Leave out the images and repeat the listing below without a single change.

——————

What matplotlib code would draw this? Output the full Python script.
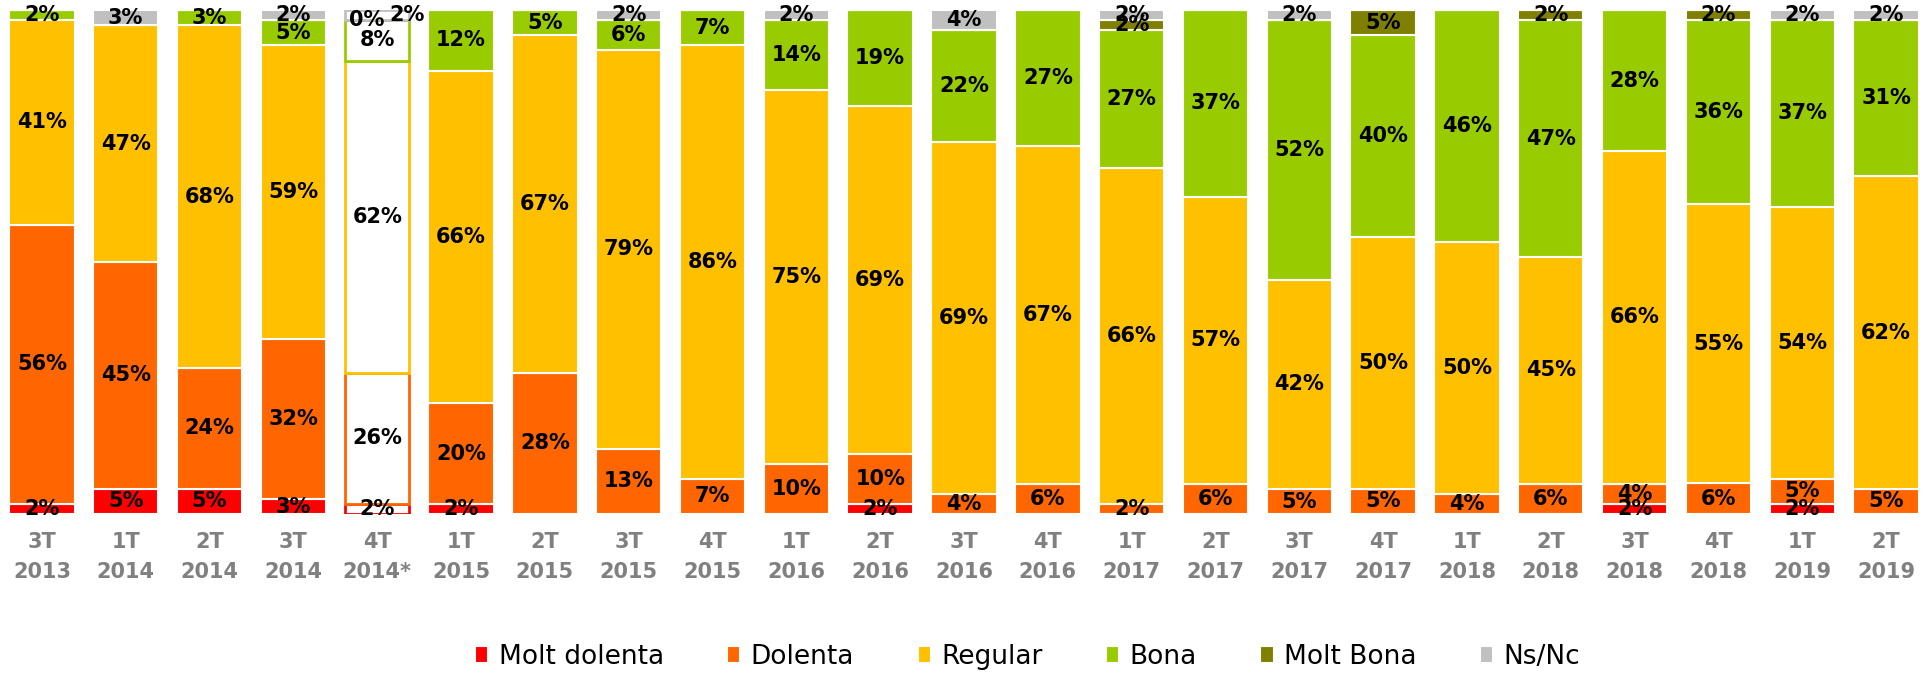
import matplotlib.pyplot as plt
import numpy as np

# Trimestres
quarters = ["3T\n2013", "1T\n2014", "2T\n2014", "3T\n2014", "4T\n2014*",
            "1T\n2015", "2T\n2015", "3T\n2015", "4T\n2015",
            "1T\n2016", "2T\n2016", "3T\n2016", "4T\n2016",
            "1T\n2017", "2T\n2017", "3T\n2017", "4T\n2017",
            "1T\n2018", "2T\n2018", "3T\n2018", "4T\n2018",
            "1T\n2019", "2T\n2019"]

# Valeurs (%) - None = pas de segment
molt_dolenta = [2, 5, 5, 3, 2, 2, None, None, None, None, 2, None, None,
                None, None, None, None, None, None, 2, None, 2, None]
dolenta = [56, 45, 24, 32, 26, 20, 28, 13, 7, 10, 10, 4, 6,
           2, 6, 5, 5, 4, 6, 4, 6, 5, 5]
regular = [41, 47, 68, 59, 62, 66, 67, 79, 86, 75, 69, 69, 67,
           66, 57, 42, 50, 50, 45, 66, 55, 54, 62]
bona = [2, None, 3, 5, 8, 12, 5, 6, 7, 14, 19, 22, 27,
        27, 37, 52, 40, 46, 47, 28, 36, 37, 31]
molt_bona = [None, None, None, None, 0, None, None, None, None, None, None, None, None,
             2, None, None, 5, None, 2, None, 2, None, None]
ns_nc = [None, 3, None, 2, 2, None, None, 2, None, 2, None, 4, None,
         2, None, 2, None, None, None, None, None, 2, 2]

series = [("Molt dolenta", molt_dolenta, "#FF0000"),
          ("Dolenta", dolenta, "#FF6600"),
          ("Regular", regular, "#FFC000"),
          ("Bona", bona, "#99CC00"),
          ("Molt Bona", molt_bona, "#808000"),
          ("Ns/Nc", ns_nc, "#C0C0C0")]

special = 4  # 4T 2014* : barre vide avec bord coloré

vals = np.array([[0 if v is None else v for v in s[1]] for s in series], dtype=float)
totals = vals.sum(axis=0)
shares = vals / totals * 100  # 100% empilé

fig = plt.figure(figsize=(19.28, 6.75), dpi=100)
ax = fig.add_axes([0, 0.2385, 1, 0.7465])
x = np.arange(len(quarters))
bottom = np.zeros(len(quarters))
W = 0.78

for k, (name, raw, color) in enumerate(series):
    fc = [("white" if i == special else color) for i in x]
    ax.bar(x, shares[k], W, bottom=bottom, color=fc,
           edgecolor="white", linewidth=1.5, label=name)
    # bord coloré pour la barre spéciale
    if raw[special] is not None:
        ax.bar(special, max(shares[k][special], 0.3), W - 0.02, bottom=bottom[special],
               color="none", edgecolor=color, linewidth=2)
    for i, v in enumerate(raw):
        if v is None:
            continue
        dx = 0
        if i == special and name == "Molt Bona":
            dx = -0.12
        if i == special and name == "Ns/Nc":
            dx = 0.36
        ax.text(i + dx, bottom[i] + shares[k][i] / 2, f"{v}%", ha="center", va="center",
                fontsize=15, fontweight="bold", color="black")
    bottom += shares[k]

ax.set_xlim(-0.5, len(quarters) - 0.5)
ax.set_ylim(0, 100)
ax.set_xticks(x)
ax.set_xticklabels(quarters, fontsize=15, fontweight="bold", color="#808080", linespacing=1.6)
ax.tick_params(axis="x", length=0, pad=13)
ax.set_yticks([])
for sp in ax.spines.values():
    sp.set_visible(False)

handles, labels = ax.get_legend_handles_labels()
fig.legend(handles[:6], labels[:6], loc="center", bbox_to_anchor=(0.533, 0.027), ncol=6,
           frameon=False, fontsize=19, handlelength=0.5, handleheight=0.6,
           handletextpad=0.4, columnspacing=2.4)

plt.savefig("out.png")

——————

The response
What matplotlib code would draw this? Output the full Python script.
import matplotlib.pyplot as plt
import numpy as np

# Trimestres
quarters = ["3T\n2013", "1T\n2014", "2T\n2014", "3T\n2014", "4T\n2014*",
            "1T\n2015", "2T\n2015", "3T\n2015", "4T\n2015",
            "1T\n2016", "2T\n2016", "3T\n2016", "4T\n2016",
            "1T\n2017", "2T\n2017", "3T\n2017", "4T\n2017",
            "1T\n2018", "2T\n2018", "3T\n2018", "4T\n2018",
            "1T\n2019", "2T\n2019"]

# Valeurs (%) - None = pas de segment
molt_dolenta = [2, 5, 5, 3, 2, 2, None, None, None, None, 2, None, None,
                None, None, None, None, None, None, 2, None, 2, None]
dolenta = [56, 45, 24, 32, 26, 20, 28, 13, 7, 10, 10, 4, 6,
           2, 6, 5, 5, 4, 6, 4, 6, 5, 5]
regular = [41, 47, 68, 59, 62, 66, 67, 79, 86, 75, 69, 69, 67,
           66, 57, 42, 50, 50, 45, 66, 55, 54, 62]
bona = [2, None, 3, 5, 8, 12, 5, 6, 7, 14, 19, 22, 27,
        27, 37, 52, 40, 46, 47, 28, 36, 37, 31]
molt_bona = [None, None, None, None, 0, None, None, None, None, None, None, None, None,
             2, None, None, 5, None, 2, None, 2, None, None]
ns_nc = [None, 3, None, 2, 2, None, None, 2, None, 2, None, 4, None,
         2, None, 2, None, None, None, None, None, 2, 2]

series = [("Molt dolenta", molt_dolenta, "#FF0000"),
          ("Dolenta", dolenta, "#FF6600"),
          ("Regular", regular, "#FFC000"),
          ("Bona", bona, "#99CC00"),
          ("Molt Bona", molt_bona, "#808000"),
          ("Ns/Nc", ns_nc, "#C0C0C0")]

special = 4  # 4T 2014* : barre vide avec bord coloré

vals = np.array([[0 if v is None else v for v in s[1]] for s in series], dtype=float)
totals = vals.sum(axis=0)
shares = vals / totals * 100  # 100% empilé

fig = plt.figure(figsize=(19.28, 6.75), dpi=100)
ax = fig.add_axes([0, 0.2385, 1, 0.7465])
x = np.arange(len(quarters))
bottom = np.zeros(len(quarters))
W = 0.78

for k, (name, raw, color) in enumerate(series):
    fc = [("white" if i == special else color) for i in x]
    ax.bar(x, shares[k], W, bottom=bottom, color=fc,
           edgecolor="white", linewidth=1.5, label=name)
    # bord coloré pour la barre spéciale
    if raw[special] is not None:
        ax.bar(special, max(shares[k][special], 0.3), W - 0.02, bottom=bottom[special],
               color="none", edgecolor=color, linewidth=2)
    for i, v in enumerate(raw):
        if v is None:
            continue
        dx = 0
        if i == special and name == "Molt Bona":
            dx = -0.12
        if i == special and name == "Ns/Nc":
            dx = 0.36
        ax.text(i + dx, bottom[i] + shares[k][i] / 2, f"{v}%", ha="center", va="center",
                fontsize=15, fontweight="bold", color="black")
    bottom += shares[k]

ax.set_xlim(-0.5, len(quarters) - 0.5)
ax.set_ylim(0, 100)
ax.set_xticks(x)
ax.set_xticklabels(quarters, fontsize=15, fontweight="bold", color="#808080", linespacing=1.6)
ax.tick_params(axis="x", length=0, pad=13)
ax.set_yticks([])
for sp in ax.spines.values():
    sp.set_visible(False)

handles, labels = ax.get_legend_handles_labels()
fig.legend(handles[:6], labels[:6], loc="center", bbox_to_anchor=(0.533, 0.027), ncol=6,
           frameon=False, fontsize=19, handlelength=0.5, handleheight=0.6,
           handletextpad=0.4, columnspacing=2.4)

plt.savefig("out.png")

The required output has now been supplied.